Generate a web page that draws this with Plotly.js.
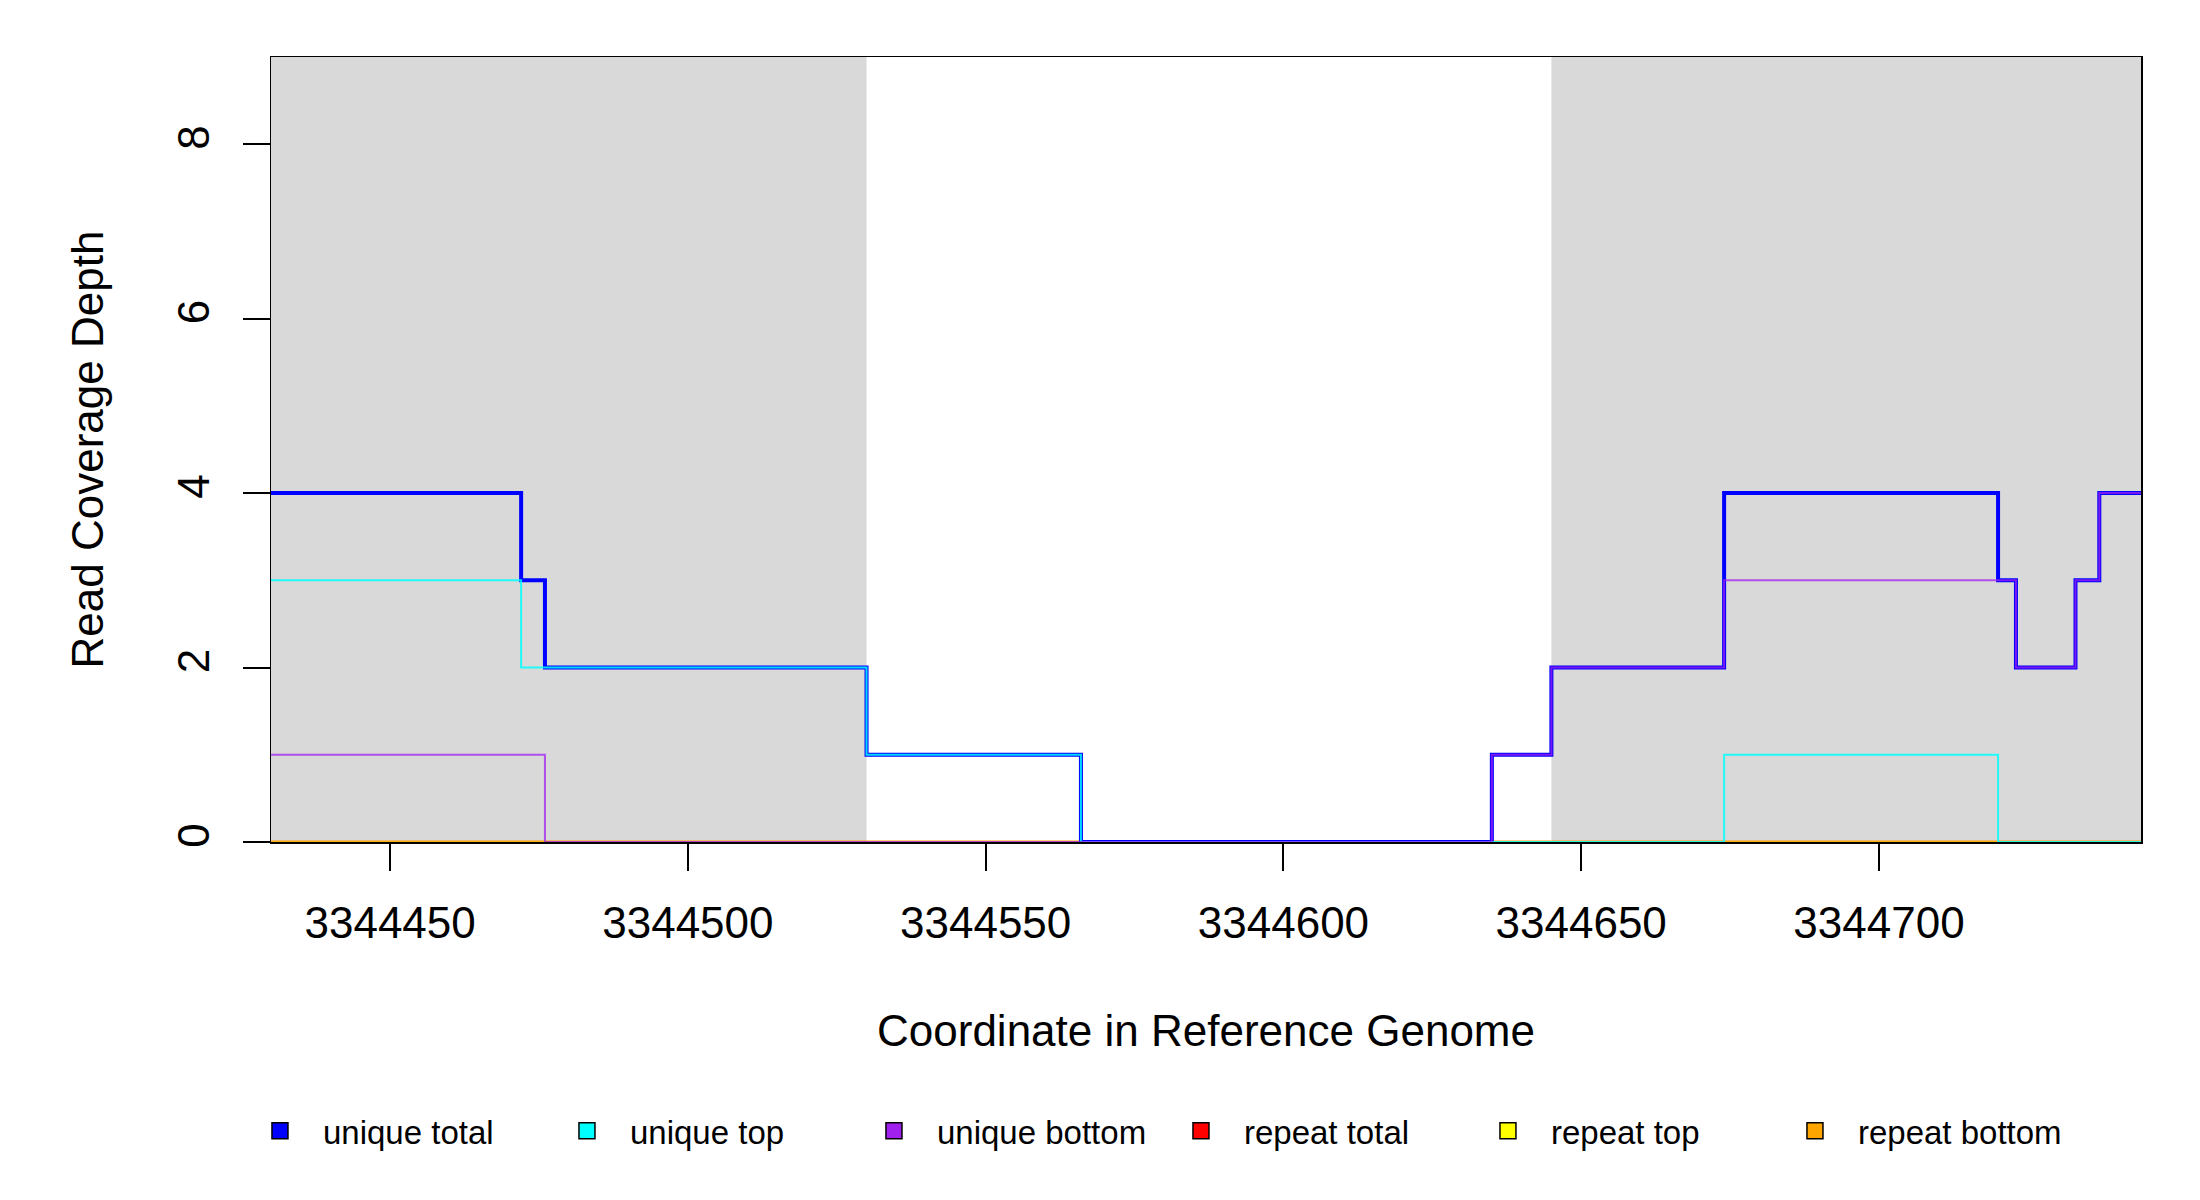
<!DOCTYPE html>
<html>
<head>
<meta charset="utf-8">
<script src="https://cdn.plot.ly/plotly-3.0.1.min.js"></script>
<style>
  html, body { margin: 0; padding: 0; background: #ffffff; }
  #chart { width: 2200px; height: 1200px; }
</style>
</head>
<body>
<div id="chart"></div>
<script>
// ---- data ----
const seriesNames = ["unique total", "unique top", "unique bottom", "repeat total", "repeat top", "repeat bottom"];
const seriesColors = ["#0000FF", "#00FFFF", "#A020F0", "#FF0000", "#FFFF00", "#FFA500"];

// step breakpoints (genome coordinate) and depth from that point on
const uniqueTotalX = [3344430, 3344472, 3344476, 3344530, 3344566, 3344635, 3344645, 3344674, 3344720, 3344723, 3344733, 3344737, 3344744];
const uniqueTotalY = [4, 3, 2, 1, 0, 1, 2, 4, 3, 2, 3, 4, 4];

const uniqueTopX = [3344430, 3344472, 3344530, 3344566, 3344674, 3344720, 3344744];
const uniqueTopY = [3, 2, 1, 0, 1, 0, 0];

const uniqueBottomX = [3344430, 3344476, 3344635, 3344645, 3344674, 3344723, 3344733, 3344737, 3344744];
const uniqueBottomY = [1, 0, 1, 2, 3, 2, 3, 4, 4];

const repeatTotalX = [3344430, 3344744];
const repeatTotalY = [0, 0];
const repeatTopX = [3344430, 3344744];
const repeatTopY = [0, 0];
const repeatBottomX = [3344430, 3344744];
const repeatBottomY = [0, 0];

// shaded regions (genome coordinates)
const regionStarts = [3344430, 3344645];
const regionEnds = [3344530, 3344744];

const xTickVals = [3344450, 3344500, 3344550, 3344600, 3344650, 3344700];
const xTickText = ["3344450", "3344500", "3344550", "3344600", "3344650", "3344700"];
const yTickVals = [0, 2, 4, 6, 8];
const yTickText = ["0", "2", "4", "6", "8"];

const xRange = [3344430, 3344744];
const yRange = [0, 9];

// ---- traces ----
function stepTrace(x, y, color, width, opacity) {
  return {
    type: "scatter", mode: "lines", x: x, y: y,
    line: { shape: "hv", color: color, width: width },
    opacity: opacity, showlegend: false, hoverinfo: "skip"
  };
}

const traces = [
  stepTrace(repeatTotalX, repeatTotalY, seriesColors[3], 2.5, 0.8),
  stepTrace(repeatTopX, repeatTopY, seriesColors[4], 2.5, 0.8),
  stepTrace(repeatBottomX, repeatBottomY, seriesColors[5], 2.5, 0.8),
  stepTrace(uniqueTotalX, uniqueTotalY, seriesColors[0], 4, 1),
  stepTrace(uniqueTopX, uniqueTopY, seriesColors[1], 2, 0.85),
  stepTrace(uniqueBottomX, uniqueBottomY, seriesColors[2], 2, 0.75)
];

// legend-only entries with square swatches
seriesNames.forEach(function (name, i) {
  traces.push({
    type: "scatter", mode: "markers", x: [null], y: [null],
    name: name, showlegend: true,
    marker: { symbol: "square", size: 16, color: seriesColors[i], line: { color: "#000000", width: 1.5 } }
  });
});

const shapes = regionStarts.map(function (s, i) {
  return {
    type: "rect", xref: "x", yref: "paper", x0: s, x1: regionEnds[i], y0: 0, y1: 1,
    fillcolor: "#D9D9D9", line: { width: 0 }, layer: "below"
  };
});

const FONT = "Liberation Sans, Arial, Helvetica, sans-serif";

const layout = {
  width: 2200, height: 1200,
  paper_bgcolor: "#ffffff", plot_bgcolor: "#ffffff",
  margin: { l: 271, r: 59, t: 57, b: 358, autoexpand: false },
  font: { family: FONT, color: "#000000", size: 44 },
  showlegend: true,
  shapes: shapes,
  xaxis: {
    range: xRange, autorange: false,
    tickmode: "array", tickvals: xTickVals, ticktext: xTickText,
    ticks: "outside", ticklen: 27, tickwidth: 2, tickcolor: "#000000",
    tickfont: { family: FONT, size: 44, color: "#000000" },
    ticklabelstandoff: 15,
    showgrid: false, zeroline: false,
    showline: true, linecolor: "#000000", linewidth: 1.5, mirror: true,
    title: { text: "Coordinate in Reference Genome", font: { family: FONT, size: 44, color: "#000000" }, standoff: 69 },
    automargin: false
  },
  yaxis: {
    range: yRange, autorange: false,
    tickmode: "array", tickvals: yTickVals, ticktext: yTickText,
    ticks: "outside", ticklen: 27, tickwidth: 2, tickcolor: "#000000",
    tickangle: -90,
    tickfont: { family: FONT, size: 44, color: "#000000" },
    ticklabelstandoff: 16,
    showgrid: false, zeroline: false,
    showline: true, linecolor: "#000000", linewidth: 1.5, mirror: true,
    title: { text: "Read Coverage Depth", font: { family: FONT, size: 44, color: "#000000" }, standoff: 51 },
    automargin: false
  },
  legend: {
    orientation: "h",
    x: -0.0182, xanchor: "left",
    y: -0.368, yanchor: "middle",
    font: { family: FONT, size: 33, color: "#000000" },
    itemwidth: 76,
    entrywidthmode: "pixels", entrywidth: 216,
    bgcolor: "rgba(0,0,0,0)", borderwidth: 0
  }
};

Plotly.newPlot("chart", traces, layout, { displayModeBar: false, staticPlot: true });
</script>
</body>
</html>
○ ○ ○ ○ ○ ○ ○
### TASK OBJECTIVE
Restate the material word for word from its first line through the line containing "2, 3, 2, 3, 4, 4];", both included; the pictures do not belong in it.

### ANSWER BELOW
Generate a web page that draws this with Plotly.js.
<!DOCTYPE html>
<html>
<head>
<meta charset="utf-8">
<script src="https://cdn.plot.ly/plotly-3.0.1.min.js"></script>
<style>
  html, body { margin: 0; padding: 0; background: #ffffff; }
  #chart { width: 2200px; height: 1200px; }
</style>
</head>
<body>
<div id="chart"></div>
<script>
// ---- data ----
const seriesNames = ["unique total", "unique top", "unique bottom", "repeat total", "repeat top", "repeat bottom"];
const seriesColors = ["#0000FF", "#00FFFF", "#A020F0", "#FF0000", "#FFFF00", "#FFA500"];

// step breakpoints (genome coordinate) and depth from that point on
const uniqueTotalX = [3344430, 3344472, 3344476, 3344530, 3344566, 3344635, 3344645, 3344674, 3344720, 3344723, 3344733, 3344737, 3344744];
const uniqueTotalY = [4, 3, 2, 1, 0, 1, 2, 4, 3, 2, 3, 4, 4];

const uniqueTopX = [3344430, 3344472, 3344530, 3344566, 3344674, 3344720, 3344744];
const uniqueTopY = [3, 2, 1, 0, 1, 0, 0];

const uniqueBottomX = [3344430, 3344476, 3344635, 3344645, 3344674, 3344723, 3344733, 3344737, 3344744];
const uniqueBottomY = [1, 0, 1, 2, 3, 2, 3, 4, 4];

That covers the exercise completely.